**What you have to do**
Leaving out every picture, copy the lines of the data exactly, from the first through the line containing "3, 3.17, 3.32];".

##### Collected data #####

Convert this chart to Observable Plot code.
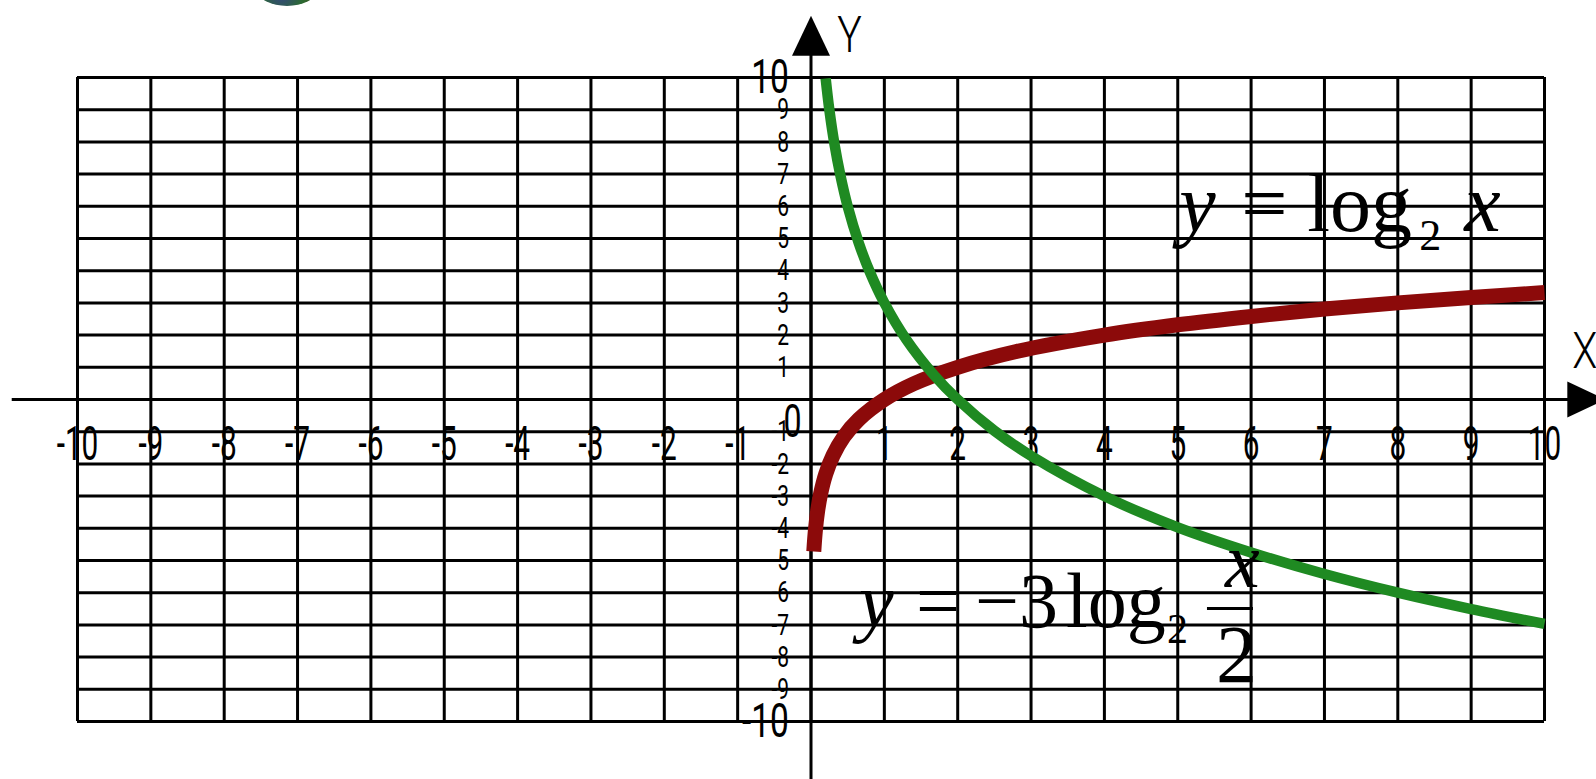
<!DOCTYPE html>
<html>
<head>
<meta charset="utf-8">
<script src="https://cdn.jsdelivr.net/npm/d3@7"></script>
<script src="https://cdn.jsdelivr.net/npm/@observablehq/plot@0.6"></script>
<style>
  html, body { margin: 0; padding: 0; background: #fff; overflow: hidden; }
  #chart { position: relative; width: 1596px; height: 779px; }
  #chart svg { display: block; position: absolute; left: 0; top: 0; }
  .badge {
    position: absolute; left: 258px; top: -24px; width: 58px; height: 30px; border-radius: 50%;
    background: radial-gradient(circle at 40% 65%, #34467e 0%, #2b6a31 55%, #4d4420 100%);
    z-index: 2;
  }
</style>
</head>
<body>
<div id="chart"><div class="badge"></div></div>
<script>
// Unit grid, one line per integer on both axes
const gridX = [-10, -9, -8, -7, -6, -5, -4, -3, -2, -1, 0, 1, 2, 3, 4, 5, 6, 7, 8, 9, 10];
const gridY = [-10, -9, -8, -7, -6, -5, -4, -3, -2, -1, 0, 1, 2, 3, 4, 5, 6, 7, 8, 9, 10];

// Tick labels along the axes
const xTickValues = [-10, -9, -8, -7, -6, -5, -4, -3, -2, -1, 1, 2, 3, 4, 5, 6, 7, 8, 9, 10];
const xTickLabels = ["-10", "-9", "-8", "-7", "-6", "-5", "-4", "-3", "-2", "-1", "1", "2", "3", "4", "5", "6", "7", "8", "9", "10"];
const yEndValues = [10, -10];
const yEndLabels = ["10", "-10"];
const yInnerValues = [9, 8, 7, 6, 5, 4, 3, 2, 1, -1, -2, -3, -4, -5, -6, -7, -8, -9];
const yInnerLabels = ["9", "8", "7", "6", "5", "4", "3", "2", "1", "-1", "-2", "-3", "-4", "-5", "-6", "-7", "-8", "-9"];
const originLabel = ["0"];
const axisNames = ["Y", "X"];

// y = log2 x  (dark red curve)
const logX = [0.038, 0.06, 0.09, 0.13, 0.2, 0.3, 0.45, 0.65, 1, 1.4, 2, 2.8, 4, 5, 6, 7, 8, 9, 10];
const logY = [-4.72, -4.06, -3.47, -2.94, -2.32, -1.74, -1.15, -0.62, 0, 0.49, 1, 1.49, 2, 2.32, 2.58, 2.81, 3, 3.17, 3.32];

// y = -3 log2 (x/2)  (green curve)
const scaledX = [0.2, 0.25, 0.32, 0.4, 0.5, 0.65, 0.8, 1, 1.3, 1.68, 2, 2.5, 3, 4, 5, 6, 7, 8, 9, 10];
const scaledY = [9.97, 9, 7.93, 6.97, 6, 4.87, 3.97, 3, 1.86, 0.75, 0, -0.97, -1.75, -3, -3.97, -4.75, -5.42, -6, -6.51, -6.97];

// Curve equations written on the chart
const formulaTexts = ["y = log₂ x", "y = −3log₂ x/2"];

// ---- presentation settings ----
const formulaAnchors = [{x: 5.02, y: 5.22}, {x: 0.654, y: -7.08}];
const formulaLayouts = [
  {size: 82, parts: [
    {t: "y", italic: true, x: 0, y: 0},
    {t: "=", x: 62, y: 0},
    {t: "log", x: 128, y: 0},
    {t: "2", x: 240, y: 19, size: 44},
    {t: "x", italic: true, x: 285, y: 0}
  ]},
  {size: 78, parts: [
    {t: "y", italic: true, x: 0, y: 0},
    {t: "=", x: 57, y: 0},
    {t: "−", x: 116, y: 0},
    {t: "3", x: 160, y: 0},
    {t: "log", x: 207, y: 0},
    {t: "2", x: 308, y: 16, size: 42},
    {t: "x", italic: true, x: 366, y: -40},
    {t: "2", x: 357, y: 55, size: 82}
  ], bar: {x1: 348, x2: 394, y: -19, width: 3}}
];

const labelFont = "Roboto, 'Liberation Sans', 'DejaVu Sans', sans-serif";
const mathFont = "'Liberation Serif', 'Times New Roman', 'DejaVu Serif', serif";
const red = "#8c0a0a";
const green = "#1f8a22";

// arrowheads for the axes
const arrowUp = {draw(context, size) {
  const r = Math.sqrt(size / Math.PI);
  context.moveTo(0, -r); context.lineTo(0.95 * r, r); context.lineTo(-0.95 * r, r); context.closePath();
}};
const arrowRight = {draw(context, size) {
  const r = Math.sqrt(size / Math.PI);
  context.moveTo(r, 0); context.lineTo(-r, 0.95 * r); context.lineTo(-r, -0.95 * r); context.closePath();
}};

const logPoints = logX.map((x, i) => ({x, y: logY[i]}));
const scaledPoints = scaledX.map((x, i) => ({x, y: scaledY[i]}));

// text marks, in drawing order, with the horizontal squeeze applied to each
const nameMark = Plot.text(axisNames, {
  x: [0.525, 10.55], y: [11.3, 1.46], text: d => d,
  fontFamily: labelFont, fontSize: 50, fontWeight: 300, fill: "#000",
  textAnchor: "middle", lineAnchor: "middle"
});
const xTickMark = Plot.text(xTickValues, {
  x: d => d, y: -1.4, text: (d, i) => xTickLabels[i],
  fontFamily: labelFont, fontSize: 48, fill: "#000",
  textAnchor: "middle", lineAnchor: "middle"
});
const yEndMark = Plot.text(yEndValues, {
  x: -0.3, y: d => d, text: (d, i) => yEndLabels[i],
  fontFamily: labelFont, fontSize: 48, fill: "#000",
  textAnchor: "end", lineAnchor: "middle"
});
const yInnerMark = Plot.text(yInnerValues, {
  x: -0.3, y: d => d, text: (d, i) => yInnerLabels[i],
  fontFamily: labelFont, fontSize: 30, fill: "#000",
  textAnchor: "end", lineAnchor: "middle"
});
const originMark = Plot.text(originLabel, {
  x: -0.25, y: -0.72, text: d => d,
  fontFamily: labelFont, fontSize: 46, fill: "#000",
  textAnchor: "middle", lineAnchor: "middle"
});
const formulaMark = Plot.text(formulaTexts, {
  x: (d, i) => formulaAnchors[i].x, y: (d, i) => formulaAnchors[i].y, text: d => d,
  fontFamily: mathFont, fontSize: 80, fill: "#000",
  textAnchor: "start", lineAnchor: "bottom"
});
const squeeze = [0.82, 0.62, 0.7, 0.7, 0.7, null];

const plot = Plot.plot({
  width: 1596,
  height: 779,
  marginLeft: 77,
  marginRight: 52,
  marginTop: 77,
  marginBottom: 58,
  x: {domain: [-10, 10], axis: null},
  y: {domain: [-10, 10], axis: null},
  style: {background: "white", overflow: "visible"},
  marks: [
    Plot.ruleX(gridX, {x: d => d, y1: -10, y2: 10, stroke: "#000", strokeWidth: 3}),
    Plot.ruleY(gridY, {y: d => d, x1: -10, x2: 10, stroke: "#000", strokeWidth: 3}),
    // axes with arrowheads
    Plot.ruleY([0], {y: d => d, x1: -10.89, x2: 10.4, stroke: "#000", strokeWidth: 3}),
    Plot.ruleX([0], {x: d => d, y1: -11.8, y2: 11.2, stroke: "#000", strokeWidth: 3}),
    Plot.dot([{x: 0, y: 11.3}], {x: "x", y: "y", r: 20, symbol: arrowUp, fill: "#000", stroke: null}),
    Plot.dot([{x: 10.57, y: 0}], {x: "x", y: "y", r: 19, symbol: arrowRight, fill: "#000", stroke: null}),
    nameMark, xTickMark, yEndMark, yInnerMark, originMark,
    // the two curves
    Plot.line(logPoints, {x: "x", y: "y", stroke: red, strokeWidth: 15, curve: "catmull-rom", strokeLinecap: "butt"}),
    Plot.line(scaledPoints, {x: "x", y: "y", stroke: green, strokeWidth: 10.5, curve: "catmull-rom", strokeLinecap: "butt"}),
    // equations
    formulaMark
  ]
});

const svgNS = "http://www.w3.org/2000/svg";
const textGroups = plot.querySelectorAll('g[aria-label="text"]');

// condensed look for the axis numerals and names
textGroups.forEach((g, k) => {
  const sx = squeeze[k];
  if (sx == null) return;
  g.querySelectorAll("text").forEach(t => {
    const tr = t.getAttribute("transform") || "";
    t.setAttribute("transform", `${tr} scale(${sx},1)`);
  });
});

// typeset the equations: italic variables, subscripts and a stacked fraction
textGroups[textGroups.length - 1].querySelectorAll("text").forEach((t, i) => {
  const layout = formulaLayouts[i];
  t.textContent = "";
  t.removeAttribute("y");
  t.setAttribute("font-size", layout.size);
  for (const p of layout.parts) {
    const ts = document.createElementNS(svgNS, "tspan");
    ts.textContent = p.t;
    ts.setAttribute("x", p.x);
    ts.setAttribute("y", p.y);
    if (p.italic) ts.setAttribute("font-style", "italic");
    if (p.size) ts.setAttribute("font-size", p.size);
    t.appendChild(ts);
  }
  if (layout.bar) {
    const b = layout.bar;
    const line = document.createElementNS(svgNS, "line");
    line.setAttribute("x1", b.x1); line.setAttribute("x2", b.x2);
    line.setAttribute("y1", b.y); line.setAttribute("y2", b.y);
    line.setAttribute("stroke", "#000"); line.setAttribute("stroke-width", b.width);
    line.setAttribute("transform", t.getAttribute("transform") || "");
    t.parentNode.appendChild(line);
  }
});

const chart = document.getElementById("chart");
chart.insertBefore(plot, chart.firstChild);
</script>
</body>
</html>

#####

**Written response**
Convert this chart to Observable Plot code.
<!DOCTYPE html>
<html>
<head>
<meta charset="utf-8">
<script src="https://cdn.jsdelivr.net/npm/d3@7"></script>
<script src="https://cdn.jsdelivr.net/npm/@observablehq/plot@0.6"></script>
<style>
  html, body { margin: 0; padding: 0; background: #fff; overflow: hidden; }
  #chart { position: relative; width: 1596px; height: 779px; }
  #chart svg { display: block; position: absolute; left: 0; top: 0; }
  .badge {
    position: absolute; left: 258px; top: -24px; width: 58px; height: 30px; border-radius: 50%;
    background: radial-gradient(circle at 40% 65%, #34467e 0%, #2b6a31 55%, #4d4420 100%);
    z-index: 2;
  }
</style>
</head>
<body>
<div id="chart"><div class="badge"></div></div>
<script>
// Unit grid, one line per integer on both axes
const gridX = [-10, -9, -8, -7, -6, -5, -4, -3, -2, -1, 0, 1, 2, 3, 4, 5, 6, 7, 8, 9, 10];
const gridY = [-10, -9, -8, -7, -6, -5, -4, -3, -2, -1, 0, 1, 2, 3, 4, 5, 6, 7, 8, 9, 10];

// Tick labels along the axes
const xTickValues = [-10, -9, -8, -7, -6, -5, -4, -3, -2, -1, 1, 2, 3, 4, 5, 6, 7, 8, 9, 10];
const xTickLabels = ["-10", "-9", "-8", "-7", "-6", "-5", "-4", "-3", "-2", "-1", "1", "2", "3", "4", "5", "6", "7", "8", "9", "10"];
const yEndValues = [10, -10];
const yEndLabels = ["10", "-10"];
const yInnerValues = [9, 8, 7, 6, 5, 4, 3, 2, 1, -1, -2, -3, -4, -5, -6, -7, -8, -9];
const yInnerLabels = ["9", "8", "7", "6", "5", "4", "3", "2", "1", "-1", "-2", "-3", "-4", "-5", "-6", "-7", "-8", "-9"];
const originLabel = ["0"];
const axisNames = ["Y", "X"];

// y = log2 x  (dark red curve)
const logX = [0.038, 0.06, 0.09, 0.13, 0.2, 0.3, 0.45, 0.65, 1, 1.4, 2, 2.8, 4, 5, 6, 7, 8, 9, 10];
const logY = [-4.72, -4.06, -3.47, -2.94, -2.32, -1.74, -1.15, -0.62, 0, 0.49, 1, 1.49, 2, 2.32, 2.58, 2.81, 3, 3.17, 3.32];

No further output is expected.